*TASK DIRECTIONS*
Each line from the start of the entries through the line that contains "plt.rcParams['font.family'] = ['Lato', 'DejaVu" should be output exactly, please.
--------------------------------------------------
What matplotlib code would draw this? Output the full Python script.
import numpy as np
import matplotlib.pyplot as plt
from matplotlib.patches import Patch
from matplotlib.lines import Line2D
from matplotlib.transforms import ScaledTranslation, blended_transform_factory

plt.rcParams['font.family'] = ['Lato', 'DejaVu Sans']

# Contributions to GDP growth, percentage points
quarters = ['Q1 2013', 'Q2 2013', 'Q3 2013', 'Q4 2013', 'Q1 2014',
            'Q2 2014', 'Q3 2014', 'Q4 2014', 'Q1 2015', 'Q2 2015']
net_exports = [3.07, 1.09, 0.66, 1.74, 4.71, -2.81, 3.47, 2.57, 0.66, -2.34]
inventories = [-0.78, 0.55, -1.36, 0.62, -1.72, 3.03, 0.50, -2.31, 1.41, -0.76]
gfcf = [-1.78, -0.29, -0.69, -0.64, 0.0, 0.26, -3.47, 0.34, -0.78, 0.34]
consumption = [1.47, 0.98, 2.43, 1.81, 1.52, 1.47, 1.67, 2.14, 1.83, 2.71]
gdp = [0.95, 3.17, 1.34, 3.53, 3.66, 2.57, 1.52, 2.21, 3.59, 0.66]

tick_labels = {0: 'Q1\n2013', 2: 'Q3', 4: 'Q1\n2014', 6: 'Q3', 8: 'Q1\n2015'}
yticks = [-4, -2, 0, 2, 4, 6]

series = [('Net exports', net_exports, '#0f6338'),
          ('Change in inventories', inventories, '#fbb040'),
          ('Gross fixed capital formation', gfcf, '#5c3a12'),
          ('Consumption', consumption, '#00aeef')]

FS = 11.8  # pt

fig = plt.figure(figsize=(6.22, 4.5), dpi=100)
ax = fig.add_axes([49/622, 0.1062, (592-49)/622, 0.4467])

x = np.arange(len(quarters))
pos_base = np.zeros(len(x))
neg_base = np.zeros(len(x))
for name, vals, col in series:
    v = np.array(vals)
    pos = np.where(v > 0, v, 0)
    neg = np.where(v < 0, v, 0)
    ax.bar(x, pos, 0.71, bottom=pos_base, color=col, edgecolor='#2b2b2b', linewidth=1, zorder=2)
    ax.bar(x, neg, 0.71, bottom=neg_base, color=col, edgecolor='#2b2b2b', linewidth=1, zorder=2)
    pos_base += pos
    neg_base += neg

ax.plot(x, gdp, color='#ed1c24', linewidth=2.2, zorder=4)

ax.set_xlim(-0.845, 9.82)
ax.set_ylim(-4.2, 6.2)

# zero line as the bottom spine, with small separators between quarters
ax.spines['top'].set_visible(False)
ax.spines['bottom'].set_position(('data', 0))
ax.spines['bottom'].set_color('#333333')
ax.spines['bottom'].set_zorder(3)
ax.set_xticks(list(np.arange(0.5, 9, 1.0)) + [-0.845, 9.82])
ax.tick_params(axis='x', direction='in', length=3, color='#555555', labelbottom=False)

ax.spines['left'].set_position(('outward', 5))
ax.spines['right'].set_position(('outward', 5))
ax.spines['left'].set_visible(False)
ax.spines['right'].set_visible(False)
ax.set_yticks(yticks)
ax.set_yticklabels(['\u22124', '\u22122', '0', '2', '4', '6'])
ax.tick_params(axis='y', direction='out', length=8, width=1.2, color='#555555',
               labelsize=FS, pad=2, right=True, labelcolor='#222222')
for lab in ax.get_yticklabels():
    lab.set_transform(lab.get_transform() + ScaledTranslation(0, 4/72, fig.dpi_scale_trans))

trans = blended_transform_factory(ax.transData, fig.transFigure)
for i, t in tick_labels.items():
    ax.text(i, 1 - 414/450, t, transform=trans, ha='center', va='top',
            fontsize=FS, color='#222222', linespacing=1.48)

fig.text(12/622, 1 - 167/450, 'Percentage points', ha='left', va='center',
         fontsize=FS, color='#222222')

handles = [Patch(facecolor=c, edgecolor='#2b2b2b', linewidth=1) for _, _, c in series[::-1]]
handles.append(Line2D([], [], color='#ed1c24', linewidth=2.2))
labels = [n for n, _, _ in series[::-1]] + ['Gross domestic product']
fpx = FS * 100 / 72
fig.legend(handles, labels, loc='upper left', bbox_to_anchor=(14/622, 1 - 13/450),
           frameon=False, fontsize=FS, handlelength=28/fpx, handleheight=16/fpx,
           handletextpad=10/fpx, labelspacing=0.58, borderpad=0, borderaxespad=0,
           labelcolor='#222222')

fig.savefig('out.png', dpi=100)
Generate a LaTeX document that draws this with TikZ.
--------------------------------------------------
*RESULT OF THE TASK*
What matplotlib code would draw this? Output the full Python script.
import numpy as np
import matplotlib.pyplot as plt
from matplotlib.patches import Patch
from matplotlib.lines import Line2D
from matplotlib.transforms import ScaledTranslation, blended_transform_factory

plt.rcParams['font.family'] = ['Lato', 'DejaVu Sans']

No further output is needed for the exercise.